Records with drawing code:
* * * *

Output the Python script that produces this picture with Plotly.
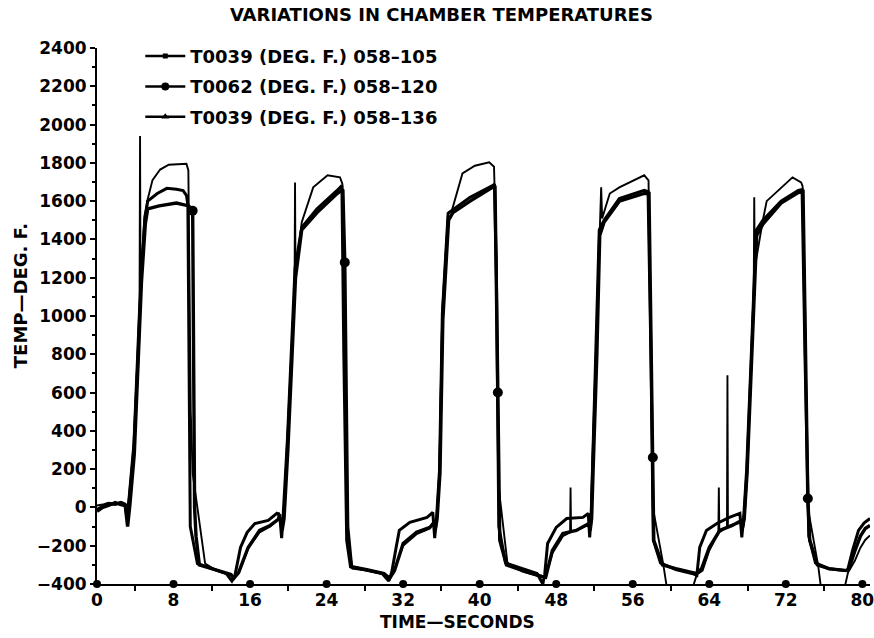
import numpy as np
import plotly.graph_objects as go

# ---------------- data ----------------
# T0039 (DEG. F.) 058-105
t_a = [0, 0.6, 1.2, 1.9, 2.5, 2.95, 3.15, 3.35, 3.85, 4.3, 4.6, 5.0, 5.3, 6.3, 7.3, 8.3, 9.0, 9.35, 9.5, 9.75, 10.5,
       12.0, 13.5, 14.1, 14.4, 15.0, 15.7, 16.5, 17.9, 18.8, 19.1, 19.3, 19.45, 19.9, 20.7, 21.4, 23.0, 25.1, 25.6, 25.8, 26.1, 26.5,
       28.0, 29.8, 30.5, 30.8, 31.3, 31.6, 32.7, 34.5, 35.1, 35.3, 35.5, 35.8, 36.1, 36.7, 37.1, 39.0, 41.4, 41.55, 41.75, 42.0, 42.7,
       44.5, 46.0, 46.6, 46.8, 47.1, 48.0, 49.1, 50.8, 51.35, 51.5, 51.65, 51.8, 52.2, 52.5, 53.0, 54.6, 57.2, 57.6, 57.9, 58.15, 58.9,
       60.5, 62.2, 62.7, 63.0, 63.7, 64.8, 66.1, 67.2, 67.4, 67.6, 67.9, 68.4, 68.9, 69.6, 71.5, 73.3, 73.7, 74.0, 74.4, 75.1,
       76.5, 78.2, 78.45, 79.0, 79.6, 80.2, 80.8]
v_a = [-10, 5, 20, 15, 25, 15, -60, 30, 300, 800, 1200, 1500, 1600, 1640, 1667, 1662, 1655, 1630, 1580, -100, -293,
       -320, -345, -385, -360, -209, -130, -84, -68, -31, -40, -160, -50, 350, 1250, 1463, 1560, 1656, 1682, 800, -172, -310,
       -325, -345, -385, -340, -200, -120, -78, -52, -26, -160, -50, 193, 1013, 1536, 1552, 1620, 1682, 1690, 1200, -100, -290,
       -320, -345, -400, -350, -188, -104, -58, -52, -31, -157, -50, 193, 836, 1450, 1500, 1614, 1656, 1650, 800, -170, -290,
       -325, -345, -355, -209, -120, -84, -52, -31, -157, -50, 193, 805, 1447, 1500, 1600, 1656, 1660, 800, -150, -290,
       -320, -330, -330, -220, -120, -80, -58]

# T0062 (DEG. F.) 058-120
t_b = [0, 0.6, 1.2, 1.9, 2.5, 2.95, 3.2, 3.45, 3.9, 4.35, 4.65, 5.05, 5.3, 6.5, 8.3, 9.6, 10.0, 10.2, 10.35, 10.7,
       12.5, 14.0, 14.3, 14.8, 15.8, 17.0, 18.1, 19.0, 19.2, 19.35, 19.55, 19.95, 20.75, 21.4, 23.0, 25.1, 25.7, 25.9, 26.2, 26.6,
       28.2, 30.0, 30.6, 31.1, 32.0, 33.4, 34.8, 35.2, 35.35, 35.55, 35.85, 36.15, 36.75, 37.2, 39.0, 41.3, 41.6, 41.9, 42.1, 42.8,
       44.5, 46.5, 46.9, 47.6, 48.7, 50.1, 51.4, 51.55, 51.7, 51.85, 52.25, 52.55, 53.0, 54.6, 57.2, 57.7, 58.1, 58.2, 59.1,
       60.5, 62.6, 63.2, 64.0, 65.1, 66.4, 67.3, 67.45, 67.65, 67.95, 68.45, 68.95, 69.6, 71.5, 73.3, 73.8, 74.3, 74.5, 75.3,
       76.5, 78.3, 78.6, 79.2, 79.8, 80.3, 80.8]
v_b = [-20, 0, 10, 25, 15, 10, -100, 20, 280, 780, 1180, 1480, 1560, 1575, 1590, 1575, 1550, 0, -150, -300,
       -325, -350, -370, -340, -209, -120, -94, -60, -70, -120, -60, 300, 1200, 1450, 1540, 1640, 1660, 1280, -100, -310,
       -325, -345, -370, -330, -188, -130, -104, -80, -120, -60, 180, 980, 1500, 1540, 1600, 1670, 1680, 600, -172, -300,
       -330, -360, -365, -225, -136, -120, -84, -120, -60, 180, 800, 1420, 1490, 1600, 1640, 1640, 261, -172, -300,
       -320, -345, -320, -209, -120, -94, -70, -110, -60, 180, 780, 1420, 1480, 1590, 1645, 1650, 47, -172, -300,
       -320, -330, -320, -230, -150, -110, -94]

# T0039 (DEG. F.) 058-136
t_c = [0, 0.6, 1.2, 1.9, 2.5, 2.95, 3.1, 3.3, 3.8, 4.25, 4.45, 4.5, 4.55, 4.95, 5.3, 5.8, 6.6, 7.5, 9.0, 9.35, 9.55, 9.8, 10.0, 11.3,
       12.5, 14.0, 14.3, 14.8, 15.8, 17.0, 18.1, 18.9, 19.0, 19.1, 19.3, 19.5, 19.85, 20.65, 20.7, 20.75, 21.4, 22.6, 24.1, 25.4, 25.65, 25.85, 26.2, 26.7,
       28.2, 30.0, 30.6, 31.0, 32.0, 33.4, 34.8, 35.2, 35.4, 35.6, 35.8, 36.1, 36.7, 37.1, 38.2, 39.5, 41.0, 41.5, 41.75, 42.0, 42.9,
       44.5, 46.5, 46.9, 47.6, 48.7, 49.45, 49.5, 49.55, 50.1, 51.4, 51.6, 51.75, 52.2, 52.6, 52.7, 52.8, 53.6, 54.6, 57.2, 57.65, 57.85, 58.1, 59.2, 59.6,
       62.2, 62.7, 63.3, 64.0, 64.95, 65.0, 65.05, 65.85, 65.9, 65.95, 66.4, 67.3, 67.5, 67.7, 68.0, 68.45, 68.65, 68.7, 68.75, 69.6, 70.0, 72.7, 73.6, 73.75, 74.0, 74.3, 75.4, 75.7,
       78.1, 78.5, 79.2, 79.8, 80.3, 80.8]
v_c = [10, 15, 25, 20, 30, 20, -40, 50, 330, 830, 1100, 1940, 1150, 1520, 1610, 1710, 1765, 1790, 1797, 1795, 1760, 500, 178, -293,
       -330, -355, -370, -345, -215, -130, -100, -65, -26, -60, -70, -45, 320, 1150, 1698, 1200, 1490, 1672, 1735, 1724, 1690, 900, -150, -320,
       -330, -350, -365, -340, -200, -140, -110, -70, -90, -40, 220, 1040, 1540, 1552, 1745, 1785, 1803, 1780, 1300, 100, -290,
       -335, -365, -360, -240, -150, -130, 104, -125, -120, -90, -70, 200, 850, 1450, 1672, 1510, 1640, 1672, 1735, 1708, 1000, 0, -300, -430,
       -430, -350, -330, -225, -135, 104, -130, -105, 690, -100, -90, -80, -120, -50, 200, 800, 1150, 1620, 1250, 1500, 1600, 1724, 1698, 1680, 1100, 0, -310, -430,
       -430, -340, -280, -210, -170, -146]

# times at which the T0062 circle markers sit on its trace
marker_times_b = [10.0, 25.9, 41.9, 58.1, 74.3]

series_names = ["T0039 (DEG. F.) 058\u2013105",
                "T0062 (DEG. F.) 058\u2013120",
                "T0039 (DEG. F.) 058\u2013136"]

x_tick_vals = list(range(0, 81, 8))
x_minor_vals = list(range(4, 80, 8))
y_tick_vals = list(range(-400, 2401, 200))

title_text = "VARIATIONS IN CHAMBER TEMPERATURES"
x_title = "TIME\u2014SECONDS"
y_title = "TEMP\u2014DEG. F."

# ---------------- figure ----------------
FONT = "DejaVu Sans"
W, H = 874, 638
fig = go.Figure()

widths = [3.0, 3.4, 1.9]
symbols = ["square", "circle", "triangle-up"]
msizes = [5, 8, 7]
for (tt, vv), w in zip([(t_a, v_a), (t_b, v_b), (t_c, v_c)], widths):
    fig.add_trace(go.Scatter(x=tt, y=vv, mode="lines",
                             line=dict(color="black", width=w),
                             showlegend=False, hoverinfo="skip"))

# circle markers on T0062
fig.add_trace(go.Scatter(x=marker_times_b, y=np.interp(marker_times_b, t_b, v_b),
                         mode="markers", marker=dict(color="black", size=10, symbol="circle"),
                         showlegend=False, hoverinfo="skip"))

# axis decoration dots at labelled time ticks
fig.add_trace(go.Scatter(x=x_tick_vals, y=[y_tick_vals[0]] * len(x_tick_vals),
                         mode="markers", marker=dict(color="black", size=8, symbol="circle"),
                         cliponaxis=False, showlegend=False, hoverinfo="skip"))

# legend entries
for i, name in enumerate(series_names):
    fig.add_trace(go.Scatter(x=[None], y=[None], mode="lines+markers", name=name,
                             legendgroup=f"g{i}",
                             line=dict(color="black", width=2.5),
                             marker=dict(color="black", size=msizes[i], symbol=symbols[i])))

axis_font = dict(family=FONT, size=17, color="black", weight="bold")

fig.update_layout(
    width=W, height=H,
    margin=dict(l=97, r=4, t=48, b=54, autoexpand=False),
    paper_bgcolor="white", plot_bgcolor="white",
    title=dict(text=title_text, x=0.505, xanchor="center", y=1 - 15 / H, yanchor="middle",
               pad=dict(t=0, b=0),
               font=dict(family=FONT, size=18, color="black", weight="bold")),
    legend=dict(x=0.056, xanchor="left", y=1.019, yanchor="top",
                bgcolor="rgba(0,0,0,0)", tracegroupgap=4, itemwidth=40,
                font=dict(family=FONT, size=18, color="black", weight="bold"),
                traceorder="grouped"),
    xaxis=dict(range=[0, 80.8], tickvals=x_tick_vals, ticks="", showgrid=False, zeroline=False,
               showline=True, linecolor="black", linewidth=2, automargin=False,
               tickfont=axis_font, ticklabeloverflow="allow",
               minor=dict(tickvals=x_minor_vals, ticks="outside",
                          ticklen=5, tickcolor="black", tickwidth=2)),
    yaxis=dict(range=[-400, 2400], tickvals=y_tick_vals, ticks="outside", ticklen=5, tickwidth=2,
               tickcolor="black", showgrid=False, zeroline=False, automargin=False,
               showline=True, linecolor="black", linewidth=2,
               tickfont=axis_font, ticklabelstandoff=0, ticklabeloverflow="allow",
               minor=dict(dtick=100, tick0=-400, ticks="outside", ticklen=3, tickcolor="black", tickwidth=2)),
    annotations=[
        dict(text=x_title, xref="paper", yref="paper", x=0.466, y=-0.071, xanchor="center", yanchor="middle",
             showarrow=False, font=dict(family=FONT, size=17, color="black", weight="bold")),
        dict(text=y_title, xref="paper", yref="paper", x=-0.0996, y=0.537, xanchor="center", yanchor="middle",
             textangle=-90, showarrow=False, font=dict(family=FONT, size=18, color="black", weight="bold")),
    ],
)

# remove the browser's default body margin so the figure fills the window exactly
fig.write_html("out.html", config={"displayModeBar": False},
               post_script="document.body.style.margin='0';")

* * * *

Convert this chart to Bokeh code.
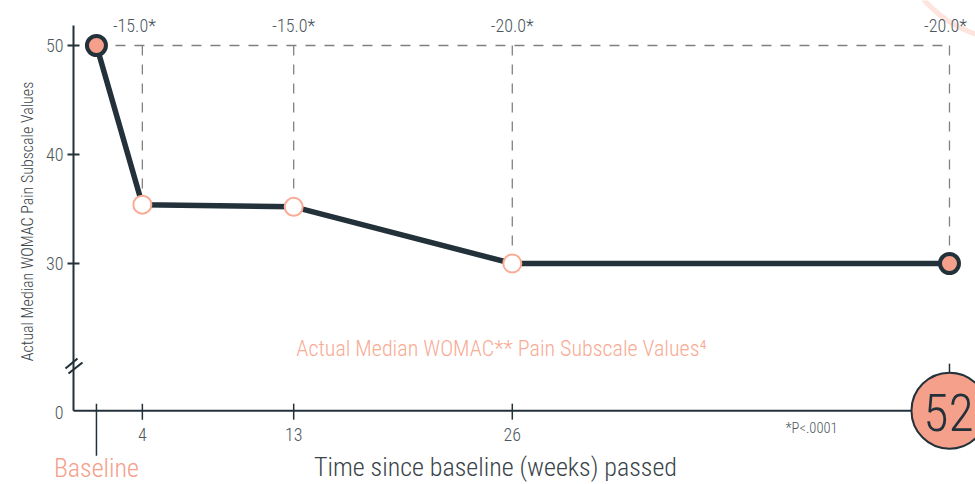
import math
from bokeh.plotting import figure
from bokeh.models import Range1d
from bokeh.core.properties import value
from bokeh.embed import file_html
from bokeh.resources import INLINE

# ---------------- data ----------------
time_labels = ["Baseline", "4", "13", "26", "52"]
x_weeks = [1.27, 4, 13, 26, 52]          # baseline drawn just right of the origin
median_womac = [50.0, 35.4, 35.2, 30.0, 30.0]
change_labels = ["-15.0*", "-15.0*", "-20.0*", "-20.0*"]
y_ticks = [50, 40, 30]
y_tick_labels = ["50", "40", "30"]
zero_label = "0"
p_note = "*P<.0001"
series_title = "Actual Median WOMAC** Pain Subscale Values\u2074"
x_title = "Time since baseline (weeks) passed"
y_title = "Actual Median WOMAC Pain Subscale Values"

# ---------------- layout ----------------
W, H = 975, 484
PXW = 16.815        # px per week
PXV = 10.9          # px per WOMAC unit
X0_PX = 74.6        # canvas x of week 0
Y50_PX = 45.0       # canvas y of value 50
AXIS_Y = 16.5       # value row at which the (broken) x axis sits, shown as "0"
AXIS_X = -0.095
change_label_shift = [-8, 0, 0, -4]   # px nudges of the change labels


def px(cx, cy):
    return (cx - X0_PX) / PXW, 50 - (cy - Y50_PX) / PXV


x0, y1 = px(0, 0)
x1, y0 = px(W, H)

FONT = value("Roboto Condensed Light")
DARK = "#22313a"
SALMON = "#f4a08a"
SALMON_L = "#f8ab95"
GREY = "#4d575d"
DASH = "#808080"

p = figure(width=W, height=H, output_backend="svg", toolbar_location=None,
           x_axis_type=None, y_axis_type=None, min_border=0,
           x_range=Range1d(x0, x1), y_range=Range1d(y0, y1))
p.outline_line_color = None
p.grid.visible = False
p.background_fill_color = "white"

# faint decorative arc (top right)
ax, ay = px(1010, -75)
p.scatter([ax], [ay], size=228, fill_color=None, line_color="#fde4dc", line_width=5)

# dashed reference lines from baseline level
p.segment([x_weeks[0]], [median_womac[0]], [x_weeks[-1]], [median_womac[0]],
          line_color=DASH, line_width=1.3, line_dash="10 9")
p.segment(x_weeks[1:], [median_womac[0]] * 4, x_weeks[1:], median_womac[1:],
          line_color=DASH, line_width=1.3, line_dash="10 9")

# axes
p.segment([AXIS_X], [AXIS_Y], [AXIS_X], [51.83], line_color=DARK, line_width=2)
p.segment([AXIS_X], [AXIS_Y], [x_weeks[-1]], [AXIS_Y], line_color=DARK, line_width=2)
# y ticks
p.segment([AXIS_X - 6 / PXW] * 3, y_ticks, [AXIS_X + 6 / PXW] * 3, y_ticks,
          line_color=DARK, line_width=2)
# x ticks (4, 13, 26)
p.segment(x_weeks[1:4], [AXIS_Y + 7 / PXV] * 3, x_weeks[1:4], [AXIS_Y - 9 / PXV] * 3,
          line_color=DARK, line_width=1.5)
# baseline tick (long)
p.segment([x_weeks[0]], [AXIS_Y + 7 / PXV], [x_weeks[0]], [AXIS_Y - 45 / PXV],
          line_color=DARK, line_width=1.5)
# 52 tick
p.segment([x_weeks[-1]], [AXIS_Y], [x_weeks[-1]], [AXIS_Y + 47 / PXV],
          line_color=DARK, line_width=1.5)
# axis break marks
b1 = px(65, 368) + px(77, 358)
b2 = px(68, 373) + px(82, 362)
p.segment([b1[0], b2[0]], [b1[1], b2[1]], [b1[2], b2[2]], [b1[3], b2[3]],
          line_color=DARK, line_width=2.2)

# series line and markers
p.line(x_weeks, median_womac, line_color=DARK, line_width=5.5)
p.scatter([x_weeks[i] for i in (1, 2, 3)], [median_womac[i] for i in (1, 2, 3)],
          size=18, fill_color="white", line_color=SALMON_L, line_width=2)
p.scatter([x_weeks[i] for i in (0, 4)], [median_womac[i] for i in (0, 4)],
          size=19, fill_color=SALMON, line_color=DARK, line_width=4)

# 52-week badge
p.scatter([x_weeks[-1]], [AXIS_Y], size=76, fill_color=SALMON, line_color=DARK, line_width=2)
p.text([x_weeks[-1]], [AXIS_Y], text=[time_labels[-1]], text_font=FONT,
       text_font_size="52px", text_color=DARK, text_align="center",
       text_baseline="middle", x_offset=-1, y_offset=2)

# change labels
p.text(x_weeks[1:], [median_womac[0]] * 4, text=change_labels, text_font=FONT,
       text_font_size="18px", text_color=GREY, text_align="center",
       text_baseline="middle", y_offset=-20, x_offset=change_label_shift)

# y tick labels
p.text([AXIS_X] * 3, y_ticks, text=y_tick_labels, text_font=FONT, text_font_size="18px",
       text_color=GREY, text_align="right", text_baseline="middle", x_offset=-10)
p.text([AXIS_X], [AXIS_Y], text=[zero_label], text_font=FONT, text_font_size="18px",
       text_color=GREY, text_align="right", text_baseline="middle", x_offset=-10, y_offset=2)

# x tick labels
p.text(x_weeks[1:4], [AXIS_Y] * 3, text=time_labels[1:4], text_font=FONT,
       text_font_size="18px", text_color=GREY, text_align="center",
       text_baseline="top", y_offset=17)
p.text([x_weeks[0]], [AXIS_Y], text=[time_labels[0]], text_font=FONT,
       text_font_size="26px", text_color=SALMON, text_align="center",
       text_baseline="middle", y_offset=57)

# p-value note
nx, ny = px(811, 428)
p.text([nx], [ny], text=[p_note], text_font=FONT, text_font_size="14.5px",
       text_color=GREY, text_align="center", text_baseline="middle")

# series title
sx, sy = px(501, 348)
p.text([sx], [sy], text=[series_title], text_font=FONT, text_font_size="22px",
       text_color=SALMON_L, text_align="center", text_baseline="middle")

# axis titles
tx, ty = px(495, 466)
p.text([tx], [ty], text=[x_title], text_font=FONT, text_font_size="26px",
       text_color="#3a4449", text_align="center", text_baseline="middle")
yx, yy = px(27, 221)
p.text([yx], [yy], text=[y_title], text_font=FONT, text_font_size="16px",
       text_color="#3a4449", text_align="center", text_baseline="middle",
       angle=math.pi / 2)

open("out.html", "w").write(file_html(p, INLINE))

* * * *

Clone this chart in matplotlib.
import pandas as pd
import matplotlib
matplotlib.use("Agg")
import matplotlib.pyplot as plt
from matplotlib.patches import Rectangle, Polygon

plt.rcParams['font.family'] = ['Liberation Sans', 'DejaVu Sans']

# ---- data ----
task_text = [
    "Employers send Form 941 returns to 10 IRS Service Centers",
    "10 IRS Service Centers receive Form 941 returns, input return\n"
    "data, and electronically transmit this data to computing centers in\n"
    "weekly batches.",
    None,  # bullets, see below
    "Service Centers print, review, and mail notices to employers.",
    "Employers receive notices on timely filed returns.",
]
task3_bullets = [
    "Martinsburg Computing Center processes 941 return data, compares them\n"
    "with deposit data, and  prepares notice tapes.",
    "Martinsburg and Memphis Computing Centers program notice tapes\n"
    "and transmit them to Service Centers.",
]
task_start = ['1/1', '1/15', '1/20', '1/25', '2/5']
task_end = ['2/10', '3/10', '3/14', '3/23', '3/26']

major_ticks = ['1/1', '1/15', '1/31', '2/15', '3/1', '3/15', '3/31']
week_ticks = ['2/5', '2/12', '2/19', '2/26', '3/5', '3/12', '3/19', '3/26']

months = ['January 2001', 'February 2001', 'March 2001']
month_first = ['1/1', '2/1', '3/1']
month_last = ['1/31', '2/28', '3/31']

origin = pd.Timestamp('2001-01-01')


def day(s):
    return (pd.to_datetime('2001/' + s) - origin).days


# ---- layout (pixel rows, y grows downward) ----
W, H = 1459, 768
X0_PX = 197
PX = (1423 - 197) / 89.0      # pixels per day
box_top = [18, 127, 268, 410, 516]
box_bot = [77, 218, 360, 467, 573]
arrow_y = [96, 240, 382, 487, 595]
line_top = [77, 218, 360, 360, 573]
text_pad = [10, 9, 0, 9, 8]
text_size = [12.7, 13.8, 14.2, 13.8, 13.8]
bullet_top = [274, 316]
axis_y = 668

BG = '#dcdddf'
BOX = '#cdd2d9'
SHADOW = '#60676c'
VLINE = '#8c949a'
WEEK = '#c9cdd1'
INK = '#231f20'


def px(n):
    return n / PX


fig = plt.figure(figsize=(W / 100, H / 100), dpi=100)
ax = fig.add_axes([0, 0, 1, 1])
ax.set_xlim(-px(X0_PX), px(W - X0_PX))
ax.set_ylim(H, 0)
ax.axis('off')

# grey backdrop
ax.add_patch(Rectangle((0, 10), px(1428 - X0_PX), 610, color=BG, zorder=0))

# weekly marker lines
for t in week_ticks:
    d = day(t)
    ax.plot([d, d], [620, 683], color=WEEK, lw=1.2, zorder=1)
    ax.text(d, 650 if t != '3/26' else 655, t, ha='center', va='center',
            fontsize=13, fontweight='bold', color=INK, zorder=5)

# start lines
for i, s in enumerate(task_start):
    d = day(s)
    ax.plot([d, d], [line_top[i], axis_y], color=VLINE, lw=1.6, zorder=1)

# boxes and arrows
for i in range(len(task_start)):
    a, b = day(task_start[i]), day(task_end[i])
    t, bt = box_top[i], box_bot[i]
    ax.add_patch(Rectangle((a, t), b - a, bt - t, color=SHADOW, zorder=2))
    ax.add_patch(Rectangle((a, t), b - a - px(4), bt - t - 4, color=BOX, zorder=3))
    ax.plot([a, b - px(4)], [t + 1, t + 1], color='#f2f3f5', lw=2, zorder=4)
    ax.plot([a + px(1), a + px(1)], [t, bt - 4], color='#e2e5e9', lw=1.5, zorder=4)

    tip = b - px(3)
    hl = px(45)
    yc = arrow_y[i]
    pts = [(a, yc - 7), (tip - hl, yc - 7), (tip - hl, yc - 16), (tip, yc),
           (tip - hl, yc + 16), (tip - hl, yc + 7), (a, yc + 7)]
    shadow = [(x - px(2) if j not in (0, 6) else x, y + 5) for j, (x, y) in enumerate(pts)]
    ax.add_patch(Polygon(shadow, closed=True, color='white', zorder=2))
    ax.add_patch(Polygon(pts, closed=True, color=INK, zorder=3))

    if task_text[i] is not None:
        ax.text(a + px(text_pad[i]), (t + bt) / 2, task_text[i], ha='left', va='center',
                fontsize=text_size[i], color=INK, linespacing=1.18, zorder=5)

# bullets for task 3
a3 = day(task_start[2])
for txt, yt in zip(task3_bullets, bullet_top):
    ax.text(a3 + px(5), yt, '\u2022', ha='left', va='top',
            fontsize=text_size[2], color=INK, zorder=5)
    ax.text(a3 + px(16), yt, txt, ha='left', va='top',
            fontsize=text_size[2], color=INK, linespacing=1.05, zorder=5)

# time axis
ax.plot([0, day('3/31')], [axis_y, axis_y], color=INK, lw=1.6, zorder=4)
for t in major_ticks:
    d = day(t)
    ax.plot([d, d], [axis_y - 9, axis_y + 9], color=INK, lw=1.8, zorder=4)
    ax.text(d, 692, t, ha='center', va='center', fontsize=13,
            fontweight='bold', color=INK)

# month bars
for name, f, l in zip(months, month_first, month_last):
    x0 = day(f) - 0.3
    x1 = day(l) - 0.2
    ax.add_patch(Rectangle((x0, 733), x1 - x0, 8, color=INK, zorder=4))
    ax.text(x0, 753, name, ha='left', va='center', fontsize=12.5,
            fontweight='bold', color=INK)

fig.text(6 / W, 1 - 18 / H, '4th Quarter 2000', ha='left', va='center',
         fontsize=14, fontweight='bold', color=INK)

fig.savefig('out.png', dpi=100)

* * * *

REQUIREMENT:
Copy nothing but the lines above that run from the one with "Output the Python" to the one with "import plotly.graph_objects as go", ends included; pictures stay out.

THE RESULT:
Output the Python script that produces this picture with Plotly.
import numpy as np
import plotly.graph_objects as go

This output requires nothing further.